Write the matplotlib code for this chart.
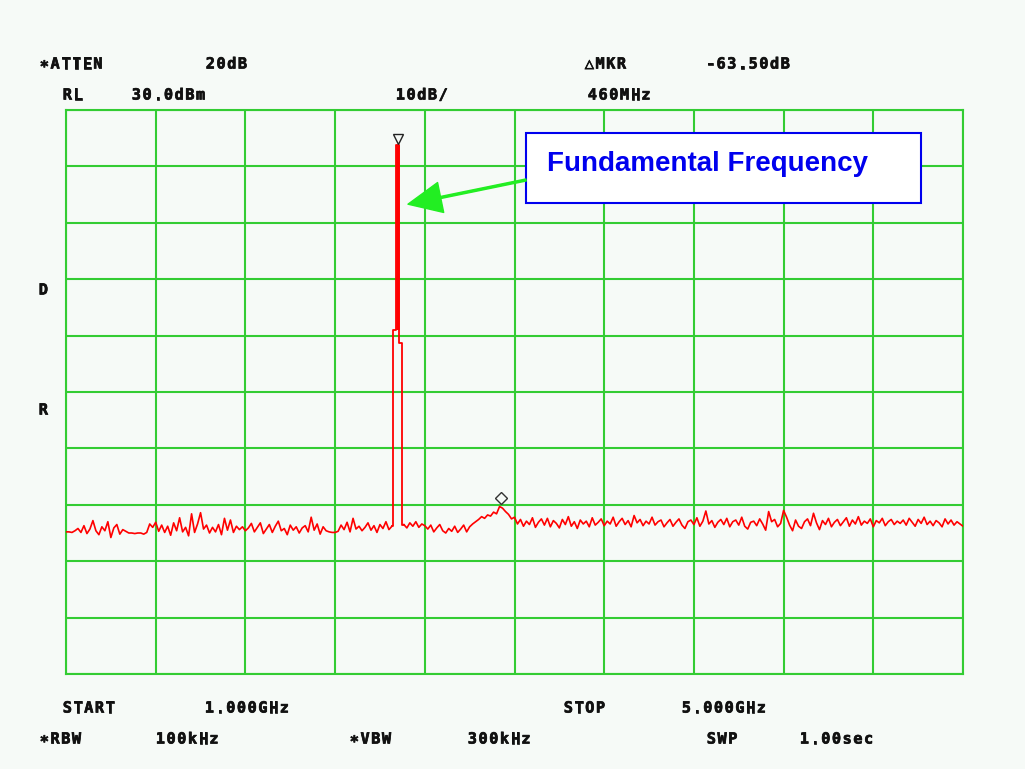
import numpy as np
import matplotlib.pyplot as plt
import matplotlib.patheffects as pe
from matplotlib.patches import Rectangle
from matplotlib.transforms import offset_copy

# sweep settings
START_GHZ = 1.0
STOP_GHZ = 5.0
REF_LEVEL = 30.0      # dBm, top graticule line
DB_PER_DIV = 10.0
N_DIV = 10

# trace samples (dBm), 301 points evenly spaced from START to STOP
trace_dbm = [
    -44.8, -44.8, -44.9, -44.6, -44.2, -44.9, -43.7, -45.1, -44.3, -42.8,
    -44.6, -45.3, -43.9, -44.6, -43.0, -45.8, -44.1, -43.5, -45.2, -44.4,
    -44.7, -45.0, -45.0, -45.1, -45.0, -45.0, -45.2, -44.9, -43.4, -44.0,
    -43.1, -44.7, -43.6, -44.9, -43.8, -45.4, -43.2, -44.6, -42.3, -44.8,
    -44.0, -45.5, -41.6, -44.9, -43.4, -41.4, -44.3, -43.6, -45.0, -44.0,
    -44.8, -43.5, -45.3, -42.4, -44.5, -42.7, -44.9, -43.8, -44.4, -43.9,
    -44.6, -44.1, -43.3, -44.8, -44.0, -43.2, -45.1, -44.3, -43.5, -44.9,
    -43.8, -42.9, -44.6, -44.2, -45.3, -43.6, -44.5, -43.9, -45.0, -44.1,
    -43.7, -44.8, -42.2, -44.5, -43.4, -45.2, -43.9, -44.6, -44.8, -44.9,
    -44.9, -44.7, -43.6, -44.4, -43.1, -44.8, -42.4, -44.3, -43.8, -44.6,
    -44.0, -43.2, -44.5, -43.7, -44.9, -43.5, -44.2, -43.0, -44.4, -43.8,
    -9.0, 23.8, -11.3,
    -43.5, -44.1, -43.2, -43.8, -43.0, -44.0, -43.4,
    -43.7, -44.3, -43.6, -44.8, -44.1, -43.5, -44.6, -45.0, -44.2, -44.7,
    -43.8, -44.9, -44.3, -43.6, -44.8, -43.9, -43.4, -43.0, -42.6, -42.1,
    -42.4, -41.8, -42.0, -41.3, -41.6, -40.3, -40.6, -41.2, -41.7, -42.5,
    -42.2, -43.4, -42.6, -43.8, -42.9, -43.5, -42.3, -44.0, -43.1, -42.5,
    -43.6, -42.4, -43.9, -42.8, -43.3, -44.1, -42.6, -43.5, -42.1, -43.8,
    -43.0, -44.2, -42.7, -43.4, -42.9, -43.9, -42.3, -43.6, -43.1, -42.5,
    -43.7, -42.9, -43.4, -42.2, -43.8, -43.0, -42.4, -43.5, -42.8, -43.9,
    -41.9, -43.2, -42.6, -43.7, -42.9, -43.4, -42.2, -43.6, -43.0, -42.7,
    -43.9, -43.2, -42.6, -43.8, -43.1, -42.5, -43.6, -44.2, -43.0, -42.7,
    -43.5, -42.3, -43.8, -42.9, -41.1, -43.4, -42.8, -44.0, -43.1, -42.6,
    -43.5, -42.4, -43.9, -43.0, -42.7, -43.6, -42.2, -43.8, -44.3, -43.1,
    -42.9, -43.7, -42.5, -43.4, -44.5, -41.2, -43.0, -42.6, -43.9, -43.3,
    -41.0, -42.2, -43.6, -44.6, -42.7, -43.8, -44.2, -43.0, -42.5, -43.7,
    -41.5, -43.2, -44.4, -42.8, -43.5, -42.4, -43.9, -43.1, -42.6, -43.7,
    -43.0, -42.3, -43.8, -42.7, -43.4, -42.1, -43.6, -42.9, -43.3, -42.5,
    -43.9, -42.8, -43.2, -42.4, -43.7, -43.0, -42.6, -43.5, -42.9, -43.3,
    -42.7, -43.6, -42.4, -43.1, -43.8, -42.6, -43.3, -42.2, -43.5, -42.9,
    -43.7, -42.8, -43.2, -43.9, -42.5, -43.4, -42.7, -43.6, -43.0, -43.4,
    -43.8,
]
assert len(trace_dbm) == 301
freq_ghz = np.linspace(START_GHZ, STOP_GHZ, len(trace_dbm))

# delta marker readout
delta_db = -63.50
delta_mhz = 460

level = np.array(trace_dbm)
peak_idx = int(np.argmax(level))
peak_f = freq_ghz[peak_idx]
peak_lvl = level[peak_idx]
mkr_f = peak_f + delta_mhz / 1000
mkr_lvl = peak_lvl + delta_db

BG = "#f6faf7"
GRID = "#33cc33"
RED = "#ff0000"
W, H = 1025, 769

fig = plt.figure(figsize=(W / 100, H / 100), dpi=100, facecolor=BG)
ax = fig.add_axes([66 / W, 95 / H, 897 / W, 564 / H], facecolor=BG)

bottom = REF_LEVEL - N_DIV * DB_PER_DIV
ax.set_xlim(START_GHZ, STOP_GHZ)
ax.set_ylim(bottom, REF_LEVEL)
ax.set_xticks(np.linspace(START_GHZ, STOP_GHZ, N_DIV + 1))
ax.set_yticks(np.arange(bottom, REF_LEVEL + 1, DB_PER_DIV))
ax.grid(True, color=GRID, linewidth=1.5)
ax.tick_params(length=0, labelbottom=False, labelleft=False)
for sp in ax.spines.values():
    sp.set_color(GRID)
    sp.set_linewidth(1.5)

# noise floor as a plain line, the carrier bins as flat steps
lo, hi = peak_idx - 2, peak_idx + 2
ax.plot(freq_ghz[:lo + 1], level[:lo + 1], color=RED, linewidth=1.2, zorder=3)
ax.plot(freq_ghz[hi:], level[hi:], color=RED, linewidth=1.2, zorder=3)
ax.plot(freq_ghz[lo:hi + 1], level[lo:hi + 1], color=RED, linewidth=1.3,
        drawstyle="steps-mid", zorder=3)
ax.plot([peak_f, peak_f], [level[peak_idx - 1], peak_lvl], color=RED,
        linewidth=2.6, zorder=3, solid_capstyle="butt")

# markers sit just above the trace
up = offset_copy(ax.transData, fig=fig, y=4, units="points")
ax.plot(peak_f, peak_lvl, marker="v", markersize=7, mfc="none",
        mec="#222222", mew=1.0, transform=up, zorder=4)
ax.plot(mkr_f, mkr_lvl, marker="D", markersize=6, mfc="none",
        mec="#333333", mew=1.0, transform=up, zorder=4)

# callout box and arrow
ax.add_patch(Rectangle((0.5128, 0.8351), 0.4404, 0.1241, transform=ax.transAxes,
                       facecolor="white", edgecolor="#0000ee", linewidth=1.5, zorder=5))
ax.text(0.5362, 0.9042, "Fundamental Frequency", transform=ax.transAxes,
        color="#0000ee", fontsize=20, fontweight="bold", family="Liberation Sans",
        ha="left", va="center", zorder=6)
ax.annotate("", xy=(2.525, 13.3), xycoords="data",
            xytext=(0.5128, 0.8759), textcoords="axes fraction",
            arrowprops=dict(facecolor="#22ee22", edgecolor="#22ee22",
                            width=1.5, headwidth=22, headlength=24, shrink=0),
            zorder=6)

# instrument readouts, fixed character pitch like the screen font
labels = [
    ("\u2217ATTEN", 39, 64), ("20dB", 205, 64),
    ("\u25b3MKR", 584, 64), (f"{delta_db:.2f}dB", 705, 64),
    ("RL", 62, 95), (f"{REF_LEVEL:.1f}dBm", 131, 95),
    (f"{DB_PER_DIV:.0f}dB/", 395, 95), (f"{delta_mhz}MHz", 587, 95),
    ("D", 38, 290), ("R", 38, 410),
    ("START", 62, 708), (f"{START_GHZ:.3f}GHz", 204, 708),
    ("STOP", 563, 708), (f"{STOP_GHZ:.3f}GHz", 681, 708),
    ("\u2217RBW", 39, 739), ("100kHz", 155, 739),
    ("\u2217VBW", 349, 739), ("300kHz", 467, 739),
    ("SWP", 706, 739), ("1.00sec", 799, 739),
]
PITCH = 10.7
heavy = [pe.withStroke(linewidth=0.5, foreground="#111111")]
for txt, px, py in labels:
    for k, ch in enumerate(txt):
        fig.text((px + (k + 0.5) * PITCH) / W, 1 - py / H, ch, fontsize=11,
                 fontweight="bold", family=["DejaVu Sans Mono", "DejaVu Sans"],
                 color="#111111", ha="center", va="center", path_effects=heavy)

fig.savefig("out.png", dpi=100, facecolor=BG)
┄┄┄┄┄┄┄┄┄┄
* [EXERCISE AIM] Only the number is needed: state how many lines in the listing contain "matplotlib".

* [EXERCISE RESULT] 5